* **Supplied material**:
* * * * *

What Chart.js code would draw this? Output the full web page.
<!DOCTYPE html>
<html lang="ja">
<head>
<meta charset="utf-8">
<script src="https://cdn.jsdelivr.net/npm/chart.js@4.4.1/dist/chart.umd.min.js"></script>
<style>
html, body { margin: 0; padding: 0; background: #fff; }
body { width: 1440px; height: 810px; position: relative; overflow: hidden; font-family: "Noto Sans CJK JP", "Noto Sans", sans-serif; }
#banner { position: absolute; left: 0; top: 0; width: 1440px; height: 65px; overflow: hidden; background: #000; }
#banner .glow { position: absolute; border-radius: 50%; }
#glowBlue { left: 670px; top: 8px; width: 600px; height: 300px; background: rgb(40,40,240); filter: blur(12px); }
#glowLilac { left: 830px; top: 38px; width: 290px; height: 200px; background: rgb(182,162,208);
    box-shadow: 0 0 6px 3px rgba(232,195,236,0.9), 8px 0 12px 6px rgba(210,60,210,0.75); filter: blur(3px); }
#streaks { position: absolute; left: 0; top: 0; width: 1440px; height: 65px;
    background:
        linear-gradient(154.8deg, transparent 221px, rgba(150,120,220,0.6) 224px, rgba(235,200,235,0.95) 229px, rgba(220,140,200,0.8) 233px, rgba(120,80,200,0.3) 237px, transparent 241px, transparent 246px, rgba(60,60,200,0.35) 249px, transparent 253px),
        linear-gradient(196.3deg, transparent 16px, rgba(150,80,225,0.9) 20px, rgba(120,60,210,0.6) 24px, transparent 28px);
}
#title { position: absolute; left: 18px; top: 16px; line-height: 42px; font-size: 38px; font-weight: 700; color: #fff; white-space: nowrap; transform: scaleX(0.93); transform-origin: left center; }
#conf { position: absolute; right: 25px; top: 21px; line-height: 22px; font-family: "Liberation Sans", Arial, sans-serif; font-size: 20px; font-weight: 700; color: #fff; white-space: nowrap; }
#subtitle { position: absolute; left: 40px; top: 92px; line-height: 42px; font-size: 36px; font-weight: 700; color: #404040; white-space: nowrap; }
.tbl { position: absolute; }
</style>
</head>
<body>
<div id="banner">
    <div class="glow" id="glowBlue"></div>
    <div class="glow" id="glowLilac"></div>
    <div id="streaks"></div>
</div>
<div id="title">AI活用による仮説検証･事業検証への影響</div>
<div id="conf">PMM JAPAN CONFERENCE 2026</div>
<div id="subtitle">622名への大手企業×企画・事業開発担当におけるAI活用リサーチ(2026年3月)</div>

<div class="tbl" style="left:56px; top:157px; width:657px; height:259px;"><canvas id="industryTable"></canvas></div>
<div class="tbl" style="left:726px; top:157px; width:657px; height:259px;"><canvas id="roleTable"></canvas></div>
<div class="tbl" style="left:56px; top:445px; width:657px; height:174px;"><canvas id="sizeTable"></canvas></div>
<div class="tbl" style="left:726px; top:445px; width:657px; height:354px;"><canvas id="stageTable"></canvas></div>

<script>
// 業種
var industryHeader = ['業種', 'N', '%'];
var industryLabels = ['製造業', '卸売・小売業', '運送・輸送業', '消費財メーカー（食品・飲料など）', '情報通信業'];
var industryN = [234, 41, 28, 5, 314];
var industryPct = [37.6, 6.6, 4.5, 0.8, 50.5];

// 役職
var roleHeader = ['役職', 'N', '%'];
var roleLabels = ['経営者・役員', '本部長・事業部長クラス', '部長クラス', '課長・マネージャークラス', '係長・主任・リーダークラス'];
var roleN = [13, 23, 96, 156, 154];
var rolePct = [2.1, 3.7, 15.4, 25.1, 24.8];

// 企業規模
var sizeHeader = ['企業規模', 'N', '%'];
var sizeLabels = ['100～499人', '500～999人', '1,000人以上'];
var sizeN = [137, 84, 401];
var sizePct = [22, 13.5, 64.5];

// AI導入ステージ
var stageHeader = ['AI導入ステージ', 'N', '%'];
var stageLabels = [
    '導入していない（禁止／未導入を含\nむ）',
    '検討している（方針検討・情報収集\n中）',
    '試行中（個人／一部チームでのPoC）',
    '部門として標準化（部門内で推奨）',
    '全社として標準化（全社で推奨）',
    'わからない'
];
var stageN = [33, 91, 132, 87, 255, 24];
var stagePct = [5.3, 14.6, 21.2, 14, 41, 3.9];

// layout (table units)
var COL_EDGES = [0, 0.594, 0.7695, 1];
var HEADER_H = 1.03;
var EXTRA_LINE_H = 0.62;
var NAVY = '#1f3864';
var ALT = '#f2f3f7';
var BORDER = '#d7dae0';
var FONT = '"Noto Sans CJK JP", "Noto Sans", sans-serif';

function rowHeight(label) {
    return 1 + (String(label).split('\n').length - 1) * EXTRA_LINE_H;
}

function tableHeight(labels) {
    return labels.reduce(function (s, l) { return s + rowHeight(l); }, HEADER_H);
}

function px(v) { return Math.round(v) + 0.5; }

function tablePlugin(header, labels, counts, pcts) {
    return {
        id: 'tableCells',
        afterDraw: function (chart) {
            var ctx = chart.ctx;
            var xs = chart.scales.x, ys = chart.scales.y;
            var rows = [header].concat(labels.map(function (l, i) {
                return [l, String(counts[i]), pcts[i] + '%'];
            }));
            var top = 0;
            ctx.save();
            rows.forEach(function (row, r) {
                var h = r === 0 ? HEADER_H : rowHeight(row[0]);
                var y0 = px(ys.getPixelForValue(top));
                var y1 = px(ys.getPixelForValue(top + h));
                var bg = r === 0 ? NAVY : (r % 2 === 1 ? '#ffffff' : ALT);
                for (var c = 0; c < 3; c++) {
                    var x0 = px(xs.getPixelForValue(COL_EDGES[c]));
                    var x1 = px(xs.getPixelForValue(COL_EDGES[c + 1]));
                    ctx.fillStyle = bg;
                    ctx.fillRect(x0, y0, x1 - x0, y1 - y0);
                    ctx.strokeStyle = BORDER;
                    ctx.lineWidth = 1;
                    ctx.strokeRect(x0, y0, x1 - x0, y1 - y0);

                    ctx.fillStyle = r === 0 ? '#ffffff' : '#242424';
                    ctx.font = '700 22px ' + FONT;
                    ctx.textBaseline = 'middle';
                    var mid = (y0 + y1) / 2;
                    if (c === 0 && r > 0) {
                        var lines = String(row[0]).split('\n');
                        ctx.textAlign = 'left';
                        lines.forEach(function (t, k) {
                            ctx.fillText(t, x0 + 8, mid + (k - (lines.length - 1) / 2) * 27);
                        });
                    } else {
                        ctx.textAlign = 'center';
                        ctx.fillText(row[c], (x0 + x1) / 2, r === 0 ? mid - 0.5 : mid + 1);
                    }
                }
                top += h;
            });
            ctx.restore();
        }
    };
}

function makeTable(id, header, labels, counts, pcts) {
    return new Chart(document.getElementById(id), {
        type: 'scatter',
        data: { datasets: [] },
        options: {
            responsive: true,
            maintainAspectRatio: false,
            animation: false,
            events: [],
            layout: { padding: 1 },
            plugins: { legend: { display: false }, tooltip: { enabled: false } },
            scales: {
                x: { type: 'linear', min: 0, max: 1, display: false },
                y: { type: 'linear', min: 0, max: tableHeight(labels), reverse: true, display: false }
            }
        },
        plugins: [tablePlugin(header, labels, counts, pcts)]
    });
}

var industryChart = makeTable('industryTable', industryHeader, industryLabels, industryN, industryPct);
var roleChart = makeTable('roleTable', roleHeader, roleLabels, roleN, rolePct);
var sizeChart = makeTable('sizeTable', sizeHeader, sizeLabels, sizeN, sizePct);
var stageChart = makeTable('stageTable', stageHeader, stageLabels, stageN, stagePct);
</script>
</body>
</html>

* * * * *

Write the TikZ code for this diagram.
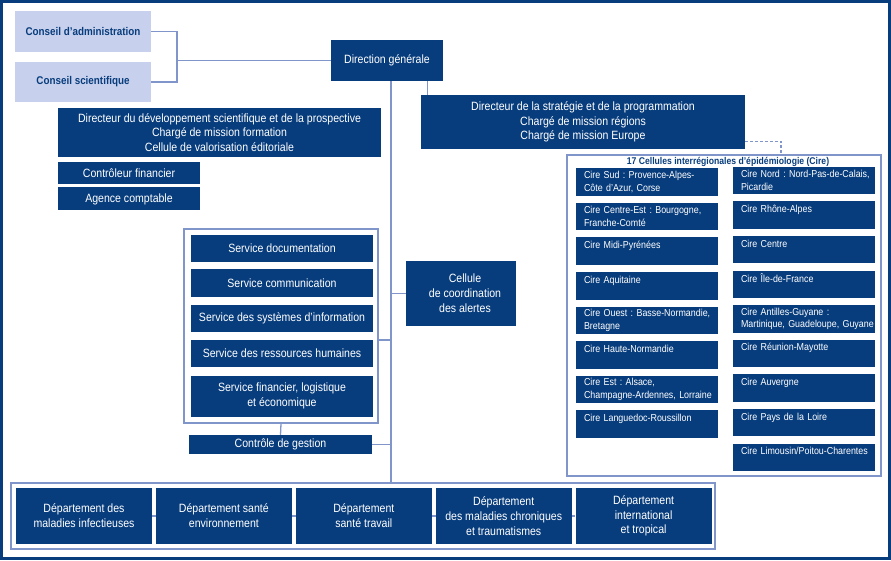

* * * * *

List each line holding the string "this".

What Chart.js code would draw this? Output the full web page.
Write the TikZ code for this diagram.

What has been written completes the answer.